A program begun five years ago to monitor PFC levels in east metro residents will end in June under Gov. Mark Dayton's budget plan, despite a recommendation to expand and continue it by a state agency's panel of health experts.

Levels of PFCs -- perfluorochemicals, a group of compounds used in an array of products and once manufactured by 3M Co. -- have steadily declined in people since a huge and costly effort to clean up four sites in Washington County where they were once legally dumped.

But PFC levels measured since 2008 in dozens of volunteer residents of Cottage Grove, Oakdale and Lake Elmo since that cleanup began are still above the U.S. average. For that reason, an advisory panel to the Minnesota Department of Health recommended to the Legislature that the biomonitoring program not only be extended to see if that downward trend continues, but also that the sampling size be enlarged to get a clearer picture of how PFC levels compare among people and what steps reduce PFC exposure.

Funding for the PFC biomonitoring program, however, was not included in the governor's budget plan.

Instead, two other initiatives, at a total cost of $1.2 million, were included: a new biomonitoring program to gauge mercury levels in children and newborns statewide after levels deemed unsafe were detected in the Lake Superior basin along the shores of Minnesota, Wisconsin and Michigan; and determining how air quality in inner cities affects people with asthma and other chronic respiratory diseases.

The decision to exclude the PFC biomonitoring does not reflect how valuable the program has been, said Jean Johnson, director of the health department's biomonitoring program. "It came down to a choice of how to best use our limited resources."

It also doesn't reflect a lack of concern by the agency over PFCs, she said, which will continue to be monitored in groundwater. The recommendations of the 13-member advisory panel are carefully considered, but do not automatically get passed on into the budget plan.

Still, Bruce Alexander, a panel member and a professor at the University of Minnesota's School of Public Health, called the decision to end PFC biomonitoring a "disappointment." He said following up on the PFC analysis work is definitely warranted.

State Sen. Katie Sieben, DFL-Newport, also said she was concerned that PFC biomonitoring funds are targeted for elimination. "I would think we could come up with some additional funding for this, given the importance of the PFC issue in the east metro," she said.

New science is emerging all the time on the effects PFCs have on human health and, like Alexander, Sieben said having hard data is essential in guiding policies to protect public health.

"To have the levels known is one thing -- and it's good to see those levels are dropping -- but it's only helpful when you can explain what effect those levels have on the population," Sieben said.

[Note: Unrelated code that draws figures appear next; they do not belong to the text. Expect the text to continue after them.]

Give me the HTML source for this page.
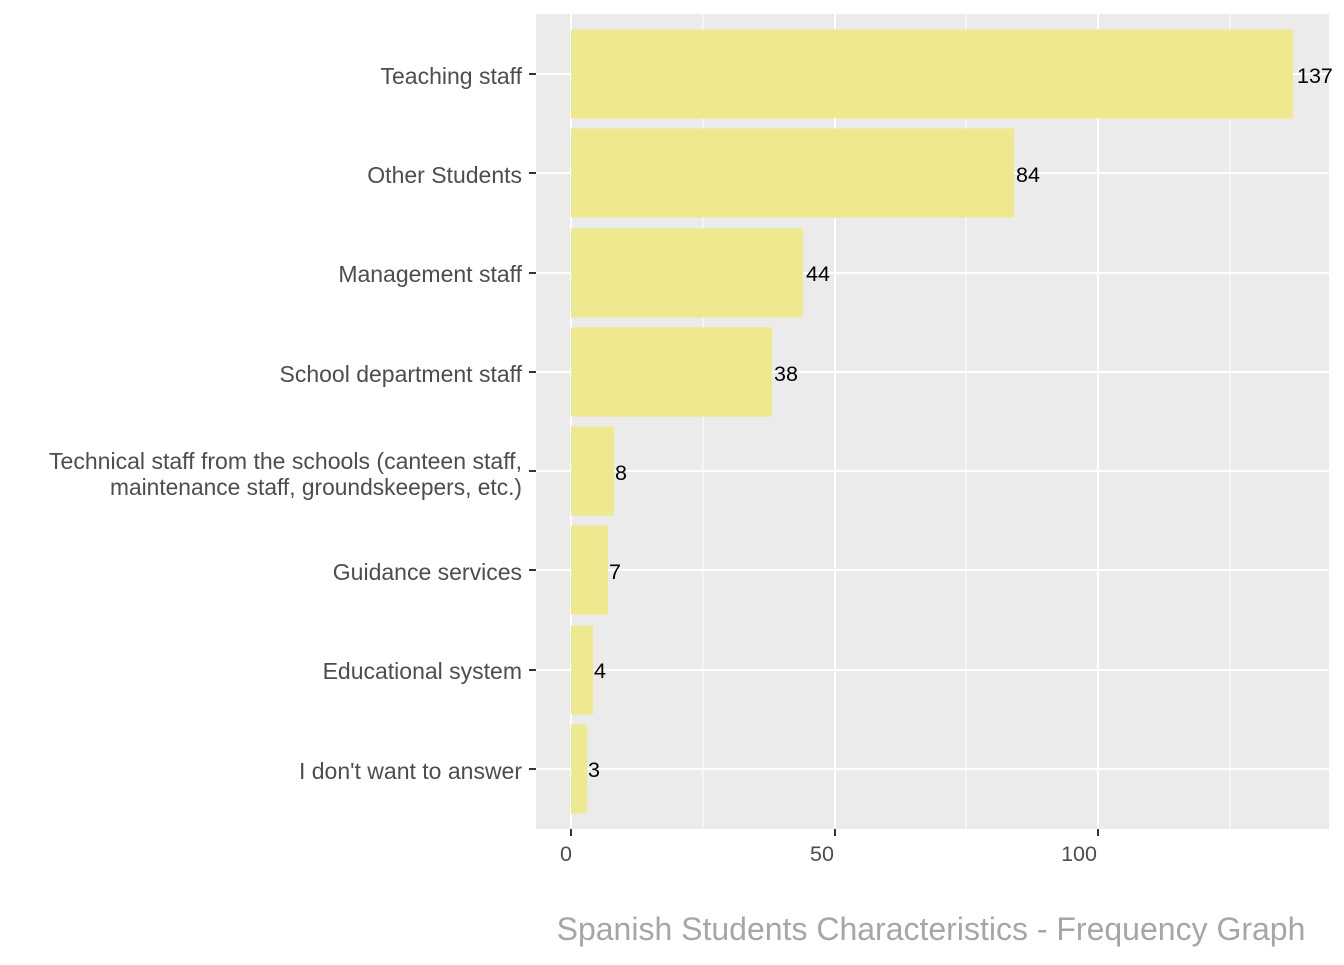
<!DOCTYPE html>
<html><head><meta charset="utf-8"><style>
body{margin:0;background:#fff}
svg text{font-family:"Liberation Sans",Arial,sans-serif}
</style></head><body>
<svg width="1344" height="960" xmlns="http://www.w3.org/2000/svg">
<rect x="536" y="14" width="793" height="815" fill="#EBEBEB"/>
<g stroke="#fff" stroke-width="1">
<line x1="703" y1="14" x2="703" y2="829"/><line x1="966" y1="14" x2="966" y2="829"/><line x1="1230" y1="14" x2="1230" y2="829"/>
</g>
<g stroke="#fff" stroke-width="2">
<line x1="571" y1="14" x2="571" y2="829"/><line x1="835" y1="14" x2="835" y2="829"/><line x1="1098" y1="14" x2="1098" y2="829"/>
<line x1="536" y1="74" x2="1329" y2="74"/><line x1="536" y1="173" x2="1329" y2="173"/><line x1="536" y1="273" x2="1329" y2="273"/><line x1="536" y1="372" x2="1329" y2="372"/><line x1="536" y1="471" x2="1329" y2="471"/><line x1="536" y1="570" x2="1329" y2="570"/><line x1="536" y1="670" x2="1329" y2="670"/><line x1="536" y1="769" x2="1329" y2="769"/>
</g>
<g fill="#EEE88E">
<rect x="571" y="29.5" width="722" height="89"/>
<rect x="571" y="128.5" width="443" height="89"/>
<rect x="571" y="228.5" width="232" height="89"/>
<rect x="571" y="327.5" width="201" height="89"/>
<rect x="571" y="426.5" width="43" height="89"/>
<rect x="571" y="525.5" width="37" height="89"/>
<rect x="571" y="625.5" width="22" height="89"/>
<rect x="571" y="724.5" width="16" height="89"/>
</g>
<g font-size="21.5" fill="#000" dominant-baseline="central">
<text x="1297" y="76">137</text><text x="1016" y="175">84</text><text x="806" y="274">44</text><text x="774" y="374">38</text><text x="615" y="473">8</text><text x="609" y="572">7</text><text x="594" y="671">4</text><text x="588" y="770">3</text>
</g>
<g stroke="#333" stroke-width="2">
<line x1="529" y1="74" x2="536" y2="74"/><line x1="529" y1="173" x2="536" y2="173"/><line x1="529" y1="273" x2="536" y2="273"/><line x1="529" y1="372" x2="536" y2="372"/><line x1="529" y1="471" x2="536" y2="471"/><line x1="529" y1="570" x2="536" y2="570"/><line x1="529" y1="670" x2="536" y2="670"/><line x1="529" y1="769" x2="536" y2="769"/>
<line x1="571" y1="829" x2="571" y2="836"/><line x1="835" y1="829" x2="835" y2="836"/><line x1="1098" y1="829" x2="1098" y2="836"/>
</g>
<g font-size="23" fill="#4D4D4D" text-anchor="end" dominant-baseline="central">
<text x="522" y="76">Teaching staff</text>
<text x="522" y="175">Other Students</text>
<text x="522" y="274">Management staff</text>
<text x="522" y="374">School department staff</text>
<text x="522" y="461" textLength="473" lengthAdjust="spacingAndGlyphs">Technical staff from the schools (canteen staff,</text>
<text x="522" y="487" textLength="412" lengthAdjust="spacingAndGlyphs">maintenance staff, groundskeepers, etc.)</text>
<text x="522" y="572">Guidance services</text>
<text x="522" y="671">Educational system</text>
<text x="522" y="771">I don't want to answer</text>
</g>
<g font-size="21.5" fill="#4D4D4D" text-anchor="middle">
<text x="566" y="861">0</text><text x="822" y="861">50</text><text x="1079" y="861">100</text>
</g>
<text x="931" y="940" font-size="32" fill="#A6A6A6" text-anchor="middle">Spanish Students Characteristics - Frequency Graph</text>
</svg>
</body></html>
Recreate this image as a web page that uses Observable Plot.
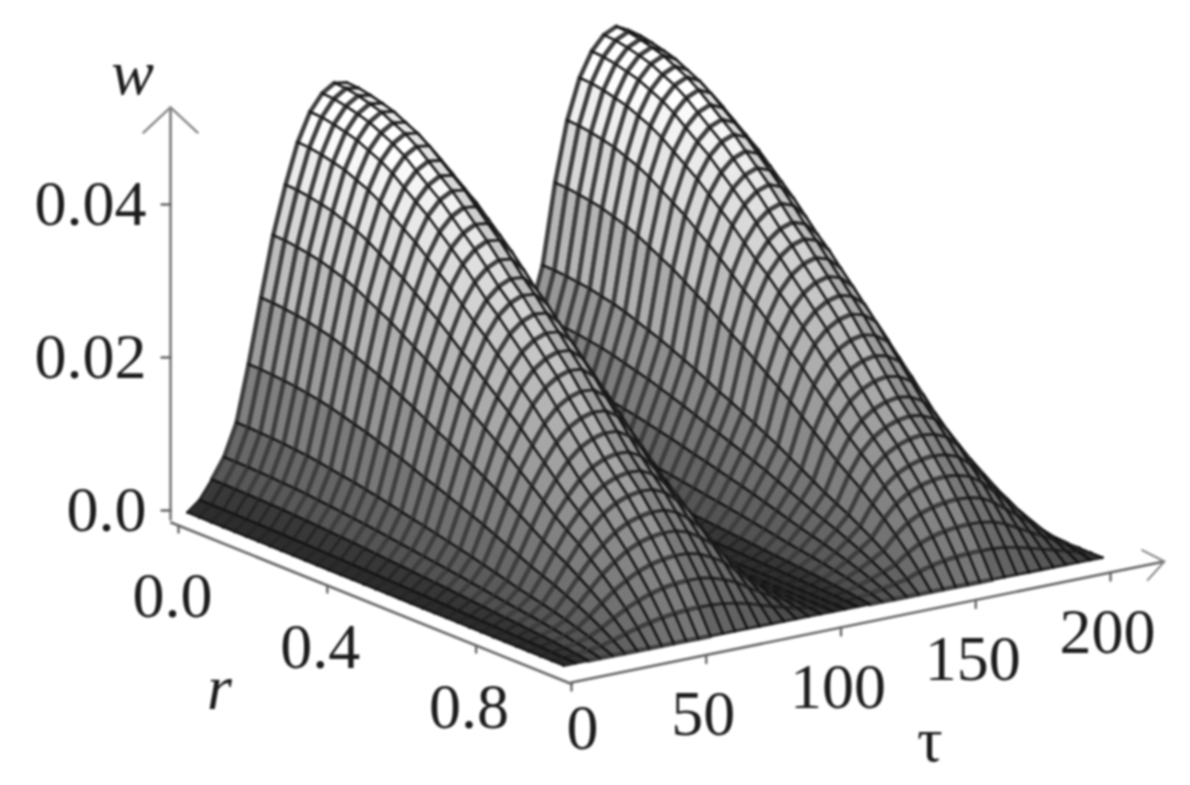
<!DOCTYPE html>
<html><head><meta charset="utf-8">
<script src="https://cdn.jsdelivr.net/npm/d3@7"></script>
<script src="https://cdn.jsdelivr.net/npm/@observablehq/plot@0.6"></script>
<style>html,body{margin:0;padding:0;background:#fff}svg{display:block;filter:blur(.9px)}</style>
</head><body><div id="c"></div>
<script>
const tauNodes = [0,4.5,9.1,13.6,18.2,22.7,27.3,31.8,36.4,40.9,45.5,50,54.5,59.1,63.6,68.2,72.7,77.3,81.8,86.4,90.9,95.5,100,104.5,109.1,113.6,118.2,122.7,127.3,131.8,136.4,140.9,145.5,150,154.5,159.1,163.6,168.2,172.7,177.3,181.8,186.4,190.9,195.5,200];
const tauProfile = [0,.025,.07,.12,.2,.34,.5,.65,.77,.87,.94,.98,1,.995,.95,.86,.75,.58,.42,.27,.15,.06,.015,.01,.03,.07,.14,.23,.33,.44,.64,.79,.89,.95,.985,1,.985,.94,.84,.7,.56,.42,.27,.12,0];
const rNodes = [0,.031,.063,.094,.125,.156,.188,.219,.25,.281,.313,.344,.375,.406,.438,.469,.5,.531,.563,.594,.625,.656,.688,.719,.75,.781,.813,.844,.875,.906,.938,.969,1];
const rProfile = [1,.998,.992,.984,.975,.96,.945,.925,.90,.875,.85,.82,.79,.76,.725,.69,.66,.625,.59,.555,.52,.48,.44,.40,.36,.325,.29,.25,.21,.165,.115,.06,0];
const wPeak = 0.0523;
const wTicks = [0,0.02,0.04], wLabels = ["0.0","0.02","0.04"];
const rTicks = [0,0.4,0.8], rLabels = ["0.0","0.4","0.8"];
const tauTicks = [0,50,100,150,200], tauLabels = ["0","50","100","150","200"];

// oblique view of (r, tau, w) on the page plane
const view = {x0:187, y0:512, xr:376, yr:153, xt:2.695, yt:-.54, yw:-7650};
const px = (r,t) => view.x0 + view.xr*r + view.xt*t;
const py = (r,t,w) => view.y0 + view.yr*r + view.yt*t + view.yw*w;
const W = (i,j) => wPeak*rProfile[i]*tauProfile[j];

const grey = g => { const v = Math.round(Math.max(0,Math.min(255,g))); return `rgb(${v},${v},${v})`; };
const rows = [];
for (let i = 0; i < rNodes.length-1; i++) {
  for (let j = tauNodes.length-2; j >= 0; j--) {
    const corners = [[i,j],[i+1,j],[i+1,j+1],[i,j+1]].map(([a,b]) => ({x:px(rNodes[a],tauNodes[b]), y:py(rNodes[a],tauNodes[b],W(a,b)), w:W(a,b)}));
    const h = d3.mean(corners,c=>c.w)/wPeak;
    const T = (tauProfile[j]+tauProfile[j+1])/2;
    const rising = tauProfile[j+1] > tauProfile[j] && T > .05;
    const g = (rising ? 50 : 32) + 65*Math.pow(T,.4) + (rising ? 155 : 140)*Math.pow(h,1.05);
    const rW = rising ? 4.4 : 2.9, rC = rising ? "rgb(62,62,62)" : "rgb(38,38,38)";
    const id = `${i}-${j}`;
    const push = (kind, pts, fill, stroke, sw) => pts.forEach(c => rows.push({z:id+kind, x:c.x, y:c.y, fill, stroke, sw}));
    push("f", corners, grey(g), "none", 0);
    push("r", [corners[0],corners[3]], "none", rC, rW);      // const r
    push("r2", [corners[1],corners[2]], "none", rC, rW);
    push("t", [corners[2],corners[3]], "none", "rgb(18,18,18)", 2.3);      // const tau
    push("t2", [corners[0],corners[1]], "none", "rgb(18,18,18)", 2.3);
  }
}

// axes, set a little in front of the surface
const wAxisX = 170, wAxisY0 = 510;
const wy = w => wAxisY0 + view.yw*w;
const rx = r => 178+372*r, ry = r => 525+150*r;
const tx = t => 571+2.695*t, ty = t => 682-.55*t;
const wTop = .0527, rStart = -.022, rEnd = 1.06, tauEnd = 220;
const wRows = wTicks.map((v,i)=>({x:wAxisX,y:wy(v),t:wLabels[i]}));
const rRows = rTicks.map((v,i)=>({x:rx(v),y:ry(v),t:rLabels[i]}));
const tRows = tauTicks.map((v,i)=>({x:tx(v),y:ty(v),t:tauLabels[i]}));
const stem = {draw(ctx,l){ctx.moveTo(0,0);ctx.lineTo(0,-l);}};
const serif = "Liberation Serif";
const textBase = {fontFamily:serif, fontSize:64, fill:"#1c1c1c", text:"t", x:"x", y:"y"};

const chart = Plot.plot({
  width:1190, height:785, margin:0,
  x:{domain:[0,1190],range:[0,1190],axis:null},
  y:{domain:[0,785],range:[0,785],axis:null},
  color:{type:"identity"},
  marks:[
    Plot.link([{a:wAxisX,b:wy(0)+10,c:wAxisX,d:wy(wTop)}],{x1:"a",y1:"b",x2:"c",y2:"d",stroke:"#888",strokeWidth:3}),
    Plot.link([{a:rx(rStart),b:ry(rStart),c:rx(rEnd),d:ry(rEnd)}],{x1:"a",y1:"b",x2:"c",y2:"d",stroke:"#666",strokeWidth:2.6}),
    Plot.link([{a:tx(0),b:ty(0),c:tx(tauEnd),d:ty(tauEnd)}],{x1:"a",y1:"b",x2:"c",y2:"d",stroke:"#666",strokeWidth:2.6}),
    Plot.vector(wRows,{x:"x",y:"y",length:9,rotate:-90,anchor:"start",shape:stem,stroke:"#666",strokeWidth:2.4}),
    Plot.vector(rRows,{x:"x",y:"y",length:7,rotate:180,anchor:"start",shape:stem,stroke:"#666",strokeWidth:2.4}),
    Plot.vector(tRows,{x:"x",y:"y",length:8,rotate:180,anchor:"start",shape:stem,stroke:"#666",strokeWidth:2.4}),
    Plot.vector([{x:wAxisX,y:wy(wTop)}],{x:"x",y:"y",length:37,rotate:-133,anchor:"start",shape:stem,stroke:"#888",strokeWidth:2.4}),
    Plot.vector([{x:wAxisX,y:wy(wTop)}],{x:"x",y:"y",length:37,rotate:133,anchor:"start",shape:stem,stroke:"#888",strokeWidth:2.4}),
    Plot.vector([{x:tx(tauEnd),y:ty(tauEnd)}],{x:"x",y:"y",length:25,rotate:-63,anchor:"start",shape:stem,stroke:"#888",strokeWidth:2}),
    Plot.vector([{x:tx(tauEnd),y:ty(tauEnd)}],{x:"x",y:"y",length:25,rotate:-138,anchor:"start",shape:stem,stroke:"#888",strokeWidth:2}),
    Plot.line(rows,{x:"x",y:"y",z:"z",fill:"fill",stroke:"stroke",strokeWidth:"sw",curve:"linear",strokeLinejoin:"round"}),
    Plot.text(wRows,{...textBase,textAnchor:"end",dx:-24,dy:0}),
    Plot.text(rRows.slice(0,1),{...textBase,dx:-6,dy:71}),
    Plot.text(rRows.slice(1),{...textBase,dx:-7,dy:62}),
    Plot.text(tRows.slice(1),{...textBase,dx:-3,dy:60}),
    Plot.text(tRows.slice(0,1),{...textBase,dx:11,dy:46}),
    Plot.text([{x:rx(0.11),y:ry(0.95),t:"r"}],{...textBase,fontStyle:"italic",dx:0,dy:21}),
    Plot.text([{x:tx(130),y:ty(130),t:"τ"}],{...textBase,dx:8,dy:130}),
    Plot.text([{x:wAxisX,y:wy(wTop),t:"w"}],{...textBase,fontStyle:"italic",dx:-38,dy:-34})
  ]
});
document.getElementById("c").appendChild(chart);
</script></body></html>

At least one environmental advocacy group, Clean Water Action, also will press to restore funding for PFC biomonitoring. "It's a public health issue," said Deanna White, the group's state director.

Study results

In 2008, when monitoring began, the health department identified three types of PFCs in the blood of study participants (PFOA, PFOS and PFHxS). Highest levels were found in older people, long-term residents and men. By 2010, levels of all three types of PFCs had fallen between 13 and 26 percent. Analysis of more data collected since then will be released in June.

The results coincide with a similar report earlier this year by the Minnesota Pollution Control Agency showing that PFOS levels in the upper Mississippi River between Hastings and St. Paul had fallen significantly, except for near 3M's Cottage Grove plant.

The effects of PFCs on people are a matter of intense debate, and are at the center of the state's two-year-old lawsuit against 3M, which maintains the compounds have no effect on human health. Johnson said the decision to drop the PFC biomonitoring is unrelated to the suit and, in fact, Geary Olsen, an advisory panel member who is a scientist in 3M's Medical Department, supported continuing the program, meeting minutes show.

The challenge

The panel's recommendation to the Legislature acknowledges the challenge. "Currently, scientists can't say definitively whether PFCs do or do not harm health," the reports says, "and this makes the explanation of what study results mean and providing health advice difficult."

That statement, and the decision to refocus biomonitoring programs in other areas, "underscores what 3M has been saying it believes all along -- the presence of certain PFCs, such as PFOS, is not a problem in the east metro area," said William Brewer III, partner at Bickel & Brewer and lead legal counsel for 3M. "The fact is, these chemicals have never been shown to cause adverse health effects at levels they are typically found in the environment."

Yet there is an apprehension factor. Comments from volunteers in the health department's PFC biomonitoring program, whose names are held in strict confidence, are included in the report.

"Follow-up needs to be done ... on myself and family members," said one.

Adds another: "I wish more was known on this for long-term health effects."